蕎麦は茹であげてからの水の切れ具合も、美味さをを引き出す大事な要素で、そば汁がよく染み込み、
蕎麦の香りが良くでるのは、せいろに盛った蕎麦から水が切れかかる頃なのです。しかし、その食べ頃を過ぎた蕎麦は次第にシャキッとした勢いが無くなりグニャグニャになりくっついてしまったりします。歯切れの良い、蕎麦独特の腰の立った食感が無くなった状態を指して「蕎麦がのびる」と申します。
蕎麦に含まれるタンパク質の約半分は水に溶けやすい水溶性で、水に溶けると粘り気を持ちます。
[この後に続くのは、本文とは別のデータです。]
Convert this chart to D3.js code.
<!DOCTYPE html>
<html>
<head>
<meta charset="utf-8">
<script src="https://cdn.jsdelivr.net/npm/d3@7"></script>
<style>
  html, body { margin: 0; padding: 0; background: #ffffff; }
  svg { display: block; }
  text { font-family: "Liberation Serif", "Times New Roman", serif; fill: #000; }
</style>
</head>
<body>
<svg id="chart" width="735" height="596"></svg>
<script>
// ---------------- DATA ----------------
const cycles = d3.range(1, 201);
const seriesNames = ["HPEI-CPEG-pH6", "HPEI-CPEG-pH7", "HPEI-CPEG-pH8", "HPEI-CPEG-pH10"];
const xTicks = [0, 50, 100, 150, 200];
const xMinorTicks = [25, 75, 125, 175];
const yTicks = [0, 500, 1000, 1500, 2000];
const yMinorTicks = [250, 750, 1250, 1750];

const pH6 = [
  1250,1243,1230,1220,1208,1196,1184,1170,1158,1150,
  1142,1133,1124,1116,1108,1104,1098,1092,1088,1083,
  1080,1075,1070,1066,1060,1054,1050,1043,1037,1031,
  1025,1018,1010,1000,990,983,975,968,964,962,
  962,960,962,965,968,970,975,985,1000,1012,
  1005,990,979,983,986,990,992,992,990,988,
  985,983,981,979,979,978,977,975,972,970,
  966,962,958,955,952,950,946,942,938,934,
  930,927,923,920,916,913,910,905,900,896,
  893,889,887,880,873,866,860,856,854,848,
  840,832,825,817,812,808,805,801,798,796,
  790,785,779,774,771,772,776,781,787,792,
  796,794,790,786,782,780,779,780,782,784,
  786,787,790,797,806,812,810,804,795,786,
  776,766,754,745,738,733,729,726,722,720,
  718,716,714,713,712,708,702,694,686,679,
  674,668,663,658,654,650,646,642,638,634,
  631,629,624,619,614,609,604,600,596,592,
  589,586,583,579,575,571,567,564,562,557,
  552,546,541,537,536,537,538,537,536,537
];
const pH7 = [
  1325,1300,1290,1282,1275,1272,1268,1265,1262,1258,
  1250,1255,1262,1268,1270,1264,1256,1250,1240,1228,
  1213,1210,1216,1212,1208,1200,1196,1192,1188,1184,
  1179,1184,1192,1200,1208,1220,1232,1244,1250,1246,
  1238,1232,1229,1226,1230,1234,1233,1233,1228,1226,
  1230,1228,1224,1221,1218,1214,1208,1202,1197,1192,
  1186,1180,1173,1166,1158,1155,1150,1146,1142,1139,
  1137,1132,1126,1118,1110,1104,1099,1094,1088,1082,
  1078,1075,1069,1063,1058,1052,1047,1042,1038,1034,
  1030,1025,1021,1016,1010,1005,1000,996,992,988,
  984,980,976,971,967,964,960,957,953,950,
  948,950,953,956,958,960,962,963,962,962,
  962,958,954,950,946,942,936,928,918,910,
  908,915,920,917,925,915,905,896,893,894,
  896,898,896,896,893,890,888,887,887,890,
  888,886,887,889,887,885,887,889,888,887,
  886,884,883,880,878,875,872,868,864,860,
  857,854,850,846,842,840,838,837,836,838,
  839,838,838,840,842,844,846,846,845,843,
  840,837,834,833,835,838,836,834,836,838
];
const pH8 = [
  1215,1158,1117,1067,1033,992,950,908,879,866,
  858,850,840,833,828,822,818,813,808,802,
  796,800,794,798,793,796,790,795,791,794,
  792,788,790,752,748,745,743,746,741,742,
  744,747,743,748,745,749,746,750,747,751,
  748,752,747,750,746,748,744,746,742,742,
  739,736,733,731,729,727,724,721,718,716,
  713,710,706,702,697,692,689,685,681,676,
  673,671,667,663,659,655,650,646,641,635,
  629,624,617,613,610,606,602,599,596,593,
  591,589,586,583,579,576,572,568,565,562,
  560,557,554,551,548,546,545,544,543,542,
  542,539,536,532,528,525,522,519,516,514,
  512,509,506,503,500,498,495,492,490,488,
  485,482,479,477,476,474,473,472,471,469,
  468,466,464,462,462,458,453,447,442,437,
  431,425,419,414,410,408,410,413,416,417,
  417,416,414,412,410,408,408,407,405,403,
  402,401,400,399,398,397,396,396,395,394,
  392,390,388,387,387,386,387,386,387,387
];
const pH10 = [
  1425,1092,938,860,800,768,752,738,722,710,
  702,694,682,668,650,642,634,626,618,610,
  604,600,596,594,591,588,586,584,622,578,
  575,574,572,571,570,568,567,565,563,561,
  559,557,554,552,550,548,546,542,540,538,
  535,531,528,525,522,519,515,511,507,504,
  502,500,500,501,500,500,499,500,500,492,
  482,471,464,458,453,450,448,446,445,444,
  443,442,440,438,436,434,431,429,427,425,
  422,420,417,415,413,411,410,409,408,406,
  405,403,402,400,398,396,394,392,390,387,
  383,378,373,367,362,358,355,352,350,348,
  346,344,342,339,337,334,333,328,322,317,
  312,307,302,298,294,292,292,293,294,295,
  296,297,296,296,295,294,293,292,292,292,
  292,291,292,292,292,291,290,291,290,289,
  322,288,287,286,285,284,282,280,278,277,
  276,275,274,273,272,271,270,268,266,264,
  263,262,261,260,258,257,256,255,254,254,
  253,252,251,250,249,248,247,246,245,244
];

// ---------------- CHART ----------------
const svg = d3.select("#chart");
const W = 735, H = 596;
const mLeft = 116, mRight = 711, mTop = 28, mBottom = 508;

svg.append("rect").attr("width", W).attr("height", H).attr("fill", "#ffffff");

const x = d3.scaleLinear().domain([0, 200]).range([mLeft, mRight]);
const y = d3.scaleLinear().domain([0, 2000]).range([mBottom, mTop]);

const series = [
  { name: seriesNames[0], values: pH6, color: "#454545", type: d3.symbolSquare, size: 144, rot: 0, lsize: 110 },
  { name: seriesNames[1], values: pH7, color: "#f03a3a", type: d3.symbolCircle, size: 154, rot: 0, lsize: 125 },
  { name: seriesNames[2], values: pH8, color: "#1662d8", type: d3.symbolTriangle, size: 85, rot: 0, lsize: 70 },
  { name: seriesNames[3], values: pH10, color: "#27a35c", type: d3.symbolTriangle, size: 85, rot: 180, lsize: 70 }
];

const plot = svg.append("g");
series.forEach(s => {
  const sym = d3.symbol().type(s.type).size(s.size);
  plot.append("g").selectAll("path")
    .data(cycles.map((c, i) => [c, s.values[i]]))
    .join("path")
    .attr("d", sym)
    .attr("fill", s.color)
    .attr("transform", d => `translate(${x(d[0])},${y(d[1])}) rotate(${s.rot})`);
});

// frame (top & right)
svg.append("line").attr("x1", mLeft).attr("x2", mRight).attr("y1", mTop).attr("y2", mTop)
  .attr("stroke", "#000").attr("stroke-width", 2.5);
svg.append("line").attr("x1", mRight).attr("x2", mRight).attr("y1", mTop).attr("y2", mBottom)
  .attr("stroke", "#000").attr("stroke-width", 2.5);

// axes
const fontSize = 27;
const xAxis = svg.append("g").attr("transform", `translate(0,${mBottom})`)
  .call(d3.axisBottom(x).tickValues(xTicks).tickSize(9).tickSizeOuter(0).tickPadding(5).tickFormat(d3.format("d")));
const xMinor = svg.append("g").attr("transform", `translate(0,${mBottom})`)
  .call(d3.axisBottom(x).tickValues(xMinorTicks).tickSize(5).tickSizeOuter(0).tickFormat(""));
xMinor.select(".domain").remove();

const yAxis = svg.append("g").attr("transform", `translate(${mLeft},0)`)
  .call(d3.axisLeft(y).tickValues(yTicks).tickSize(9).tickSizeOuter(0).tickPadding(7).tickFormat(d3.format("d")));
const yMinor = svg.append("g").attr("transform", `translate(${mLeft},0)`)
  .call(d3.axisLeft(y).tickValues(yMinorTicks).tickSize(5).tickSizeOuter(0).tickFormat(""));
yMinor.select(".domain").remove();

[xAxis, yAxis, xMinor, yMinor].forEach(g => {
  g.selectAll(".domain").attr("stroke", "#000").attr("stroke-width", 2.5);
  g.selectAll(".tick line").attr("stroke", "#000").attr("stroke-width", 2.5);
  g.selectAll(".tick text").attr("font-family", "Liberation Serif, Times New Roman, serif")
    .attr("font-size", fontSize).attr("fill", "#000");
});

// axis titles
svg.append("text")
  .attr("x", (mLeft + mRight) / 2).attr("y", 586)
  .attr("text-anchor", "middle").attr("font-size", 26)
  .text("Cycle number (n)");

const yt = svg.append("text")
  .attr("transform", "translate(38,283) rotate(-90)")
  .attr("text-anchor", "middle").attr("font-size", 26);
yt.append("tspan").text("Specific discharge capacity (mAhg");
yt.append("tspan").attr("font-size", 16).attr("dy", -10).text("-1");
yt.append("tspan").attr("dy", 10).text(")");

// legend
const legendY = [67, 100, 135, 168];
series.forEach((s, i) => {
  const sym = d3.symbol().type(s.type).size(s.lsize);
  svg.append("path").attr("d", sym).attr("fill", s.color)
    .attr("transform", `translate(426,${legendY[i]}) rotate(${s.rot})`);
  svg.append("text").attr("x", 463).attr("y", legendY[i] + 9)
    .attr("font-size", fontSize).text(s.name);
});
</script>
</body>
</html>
当店の生粉打ちそばのように小麦粉をつなぎに使わずとも蕎麦がつながるのはこの粘り気の力でありますが、蕎麦粉のタンパク質には小麦粉のグルテンのように編み目構造を作り水分をこの中に保つことが出来ないために、茹でて水にさらされた後は、麺の表面と中心の水分差が無くなってしまいます。
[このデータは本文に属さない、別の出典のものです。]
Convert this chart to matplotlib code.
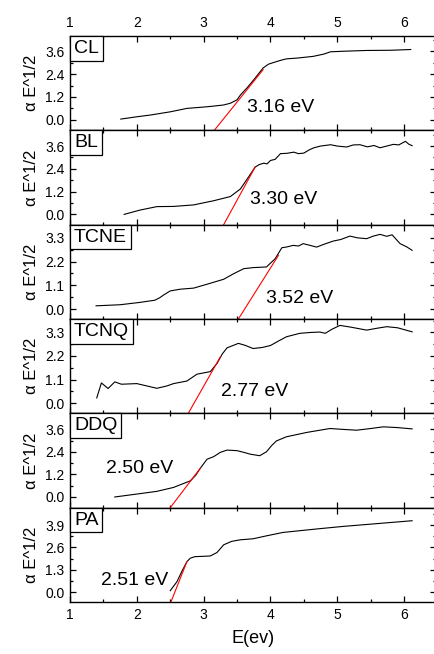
import matplotlib
matplotlib.use("Agg")
import matplotlib.pyplot as plt
from matplotlib.ticker import MultipleLocator, AutoMinorLocator
from matplotlib.offsetbox import AnchoredText

plt.rcParams['font.family'] = ['Liberation Sans', 'DejaVu Sans']

samples = ["CL", "BL", "TCNE", "TCNQ", "DDQ", "PA"]

# (alpha*E)^1/2 curves, photon energy in eV
cl_e = [1.76, 2.0, 2.2, 2.5, 2.75, 3.0, 3.15, 3.3, 3.4, 3.5, 3.55, 3.65, 3.75, 3.89, 3.97, 4.04,
        4.15, 4.24, 4.4, 4.64, 4.8, 4.9, 5.1, 5.44, 5.8, 6.1]
cl_y = [0.04, 0.16, 0.25, 0.42, 0.6, 0.67, 0.72, 0.78, 0.87, 1.05, 1.3, 1.68, 2.1, 2.72, 2.92, 3.0,
        3.12, 3.2, 3.24, 3.33, 3.45, 3.57, 3.6, 3.64, 3.65, 3.69]

bl_e = [1.81, 2.05, 2.3, 2.55, 2.85, 3.15, 3.4, 3.55, 3.67, 3.77, 3.83, 3.9, 3.95, 4.0, 4.07, 4.15,
        4.25, 4.35, 4.42, 4.5, 4.58, 4.65, 4.75, 4.9, 5.0, 5.14, 5.24, 5.34, 5.45, 5.55, 5.64,
        5.74, 5.84, 5.92, 6.02, 6.07, 6.12]
bl_y = [0.0, 0.23, 0.41, 0.42, 0.5, 0.72, 0.94, 1.34, 1.96, 2.49, 2.62, 2.7, 2.66, 2.84, 2.9, 3.2,
        3.22, 3.28, 3.2, 3.23, 3.4, 3.51, 3.6, 3.67, 3.6, 3.55, 3.66, 3.67, 3.56, 3.63, 3.51,
        3.6, 3.69, 3.66, 3.85, 3.7, 3.62]

tcne_e = [1.39, 1.75, 2.05, 2.27, 2.34, 2.4, 2.5, 2.65, 2.85, 3.05, 3.3, 3.45, 3.6, 3.74, 3.94,
          4.07, 4.17, 4.25, 4.34, 4.42, 4.49, 4.58, 4.69, 4.8, 4.94, 5.05, 5.19, 5.3, 5.44, 5.54,
          5.64, 5.74, 5.82, 5.94, 6.04, 6.12]
tcne_y = [0.15, 0.2, 0.31, 0.41, 0.52, 0.65, 0.84, 0.92, 0.97, 1.15, 1.38, 1.64, 1.87, 1.92, 1.95,
          2.33, 2.84, 2.88, 2.95, 2.92, 3.03, 2.96, 2.87, 3.0, 3.15, 3.22, 3.38, 3.3, 3.26, 3.38,
          3.46, 3.37, 3.44, 3.03, 2.88, 2.72]

tcnq_e = [1.4, 1.47, 1.57, 1.67, 1.77, 2.0, 2.15, 2.3, 2.45, 2.55, 2.75, 2.9, 3.1, 3.2, 3.28, 3.35,
          3.52, 3.62, 3.74, 3.88, 4.0, 4.12, 4.24, 4.44, 4.6, 4.74, 4.82, 4.92, 5.04, 5.2, 5.44,
          5.6, 5.74, 5.9, 6.12]
tcnq_y = [0.24, 0.94, 0.68, 0.99, 0.88, 0.91, 0.8, 0.69, 0.8, 0.91, 1.03, 1.35, 1.47, 1.85, 2.3, 2.58,
          2.79, 2.7, 2.55, 2.6, 2.69, 2.9, 3.1, 3.26, 3.3, 3.32, 3.26, 3.45, 3.63, 3.55, 3.41,
          3.5, 3.57, 3.52, 3.33]

ddq_e = [1.67, 2.05, 2.3, 2.55, 2.8, 2.88, 2.95, 3.05, 3.15, 3.25, 3.35, 3.5, 3.6, 3.7, 3.84, 3.94,
         4.02, 4.09, 4.24, 4.54, 4.89, 5.1, 5.29, 5.5, 5.69, 5.9, 6.12]
ddq_y = [0.0, 0.18, 0.3, 0.51, 0.86, 1.15, 1.53, 2.01, 2.15, 2.38, 2.5, 2.47, 2.38, 2.28, 2.2, 2.41,
         2.75, 2.99, 3.21, 3.44, 3.65, 3.6, 3.56, 3.65, 3.74, 3.7, 3.63]

pa_e = [2.5, 2.6, 2.68, 2.75, 2.8, 2.87, 3.0, 3.1, 3.2, 3.3, 3.42, 3.55, 3.74, 3.94, 4.19, 4.69,
        5.09, 5.59, 6.12]
pa_y = [0.08, 0.6, 1.25, 1.77, 1.97, 2.06, 2.08, 2.1, 2.3, 2.75, 2.95, 3.04, 3.1, 3.27, 3.47, 3.67,
        3.82, 3.98, 4.15]

curves_e = [cl_e, bl_e, tcne_e, tcnq_e, ddq_e, pa_e]
curves_y = [cl_y, bl_y, tcne_y, tcnq_y, ddq_y, pa_y]

# optical gaps (where the linear fit meets the energy axis) and the upper end of each fit line
gaps = [3.16, 3.30, 3.52, 2.77, 2.50, 2.51]
fit_end_e = [3.89, 3.77, 4.12, 3.25, 2.95, 2.75]
fit_end_y = [2.63, 2.49, 2.49, 2.16, 1.53, 1.77]

y_steps = [1.2, 1.2, 1.1, 1.1, 1.2, 1.3]
y_lims = [(-0.55, 4.40), (-0.54, 4.43), (-0.46, 3.91), (-0.48, 3.93), (-0.57, 4.46), (-0.58, 4.91)]
label_pos = [(3.65, 0.67), (3.70, 0.81), (3.94, 0.49), (3.26, 0.52), (1.54, 1.53), (1.47, 0.70)]

fig, axes = plt.subplots(6, 1, figsize=(4.34, 6.54), dpi=100, sharex=True)
fig.subplots_adjust(left=0.1613, right=1.005, top=0.945, bottom=0.0795, hspace=0)

for i, ax in enumerate(axes):
    ax.plot(curves_e[i], curves_y[i], color='black', lw=0.8)

    # fit line drawn from the energy axis (panel bottom) up to the end point
    y0 = y_lims[i][0]
    ax.plot([gaps[i], fit_end_e[i]], [y0, fit_end_y[i]], color='red', lw=0.8)

    tx, ty = label_pos[i]
    ax.text(tx, ty, f"{gaps[i]:.2f} eV", fontsize=14, ha='left', va='center')

    tag = AnchoredText(samples[i], loc='upper left', borderpad=0, pad=0.2, frameon=True,
                       prop=dict(size=14))
    tag.patch.set_linewidth(0.9)
    tag.patch.set_boxstyle('square,pad=0')
    ax.add_artist(tag)

    ax.set_xlim(1, 6.48)
    ax.set_ylim(*y_lims[i])
    ax.yaxis.set_major_locator(MultipleLocator(y_steps[i]))
    ax.yaxis.set_minor_locator(AutoMinorLocator(2))
    ax.xaxis.set_major_locator(MultipleLocator(1))
    ax.xaxis.set_minor_locator(AutoMinorLocator(2))
    ax.yaxis.set_major_formatter(plt.FuncFormatter(lambda v, p: f"{v:.1f}"))

    ax.tick_params(which='both', direction='in', top=True, right=True, width=0.9,
                   labelsize=10, pad=4)
    ax.tick_params(which='major', length=4.5)
    ax.tick_params(which='minor', length=2.5)
    ax.tick_params(axis='x', labeltop=(i == 0), labelbottom=(i == len(axes) - 1))
    for s in ax.spines.values():
        s.set_linewidth(1.0)

    ax.set_ylabel("α E^1/2", fontsize=12, labelpad=4)

axes[-1].set_xlabel("E(ev)", fontsize=13, labelpad=6)
fig.align_ylabels(axes)

fig.savefig("out.png", dpi=100)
その為全体が柔らかくなり、「のびる」と言う現象になります。
汁をかける温かい蕎麦は汁を早く吸収し、柔らかくなり早くのびることになります。
反対にうどんがのびにくいのは原料がグルテンを大量に含む小麦粉だからです。
さらに、この「のびる」現象は、釜の中で蕎麦を茹でている時や茹で上げ、水で洗っている時にも起こります。蕎麦が茹であがった状態とは、でんぷんが糊化した状態のことですが、十分に沸騰していないお湯で茹でると、蕎麦の中心まで熱が伝わるまでの時間が長くかかり、その間に表面の方は煮えすぎになってタンパク質が余計に溶けだしのびる訳です。蕎麦を洗う段階では、一気に冷水で冷やす訳ですが、水の温度が高かったり時間をくうと、麺の内部に残っている余熱で茹でが進みのびてしまいます。
一番悪い蕎麦は、茹ですぎの洗いが悪い蕎麦で、これは最初から「のびた」状態にある訳です。
蕎麦の水溶性タンパク質は、ソバの実の中心部には少なく外側の甘皮部分に多く含まれます。
その為、香り高く色の濃い、つなぎの少ない蕎麦ほどのびが早くなることとなります。
反対に、「御前更科そば」のように中心部の粉だけで打たれた真っ白い蕎麦は、
ほとんどのびることが無く、時間が経ってもくっつかずさらりとほぐれ、お土産にも適しています。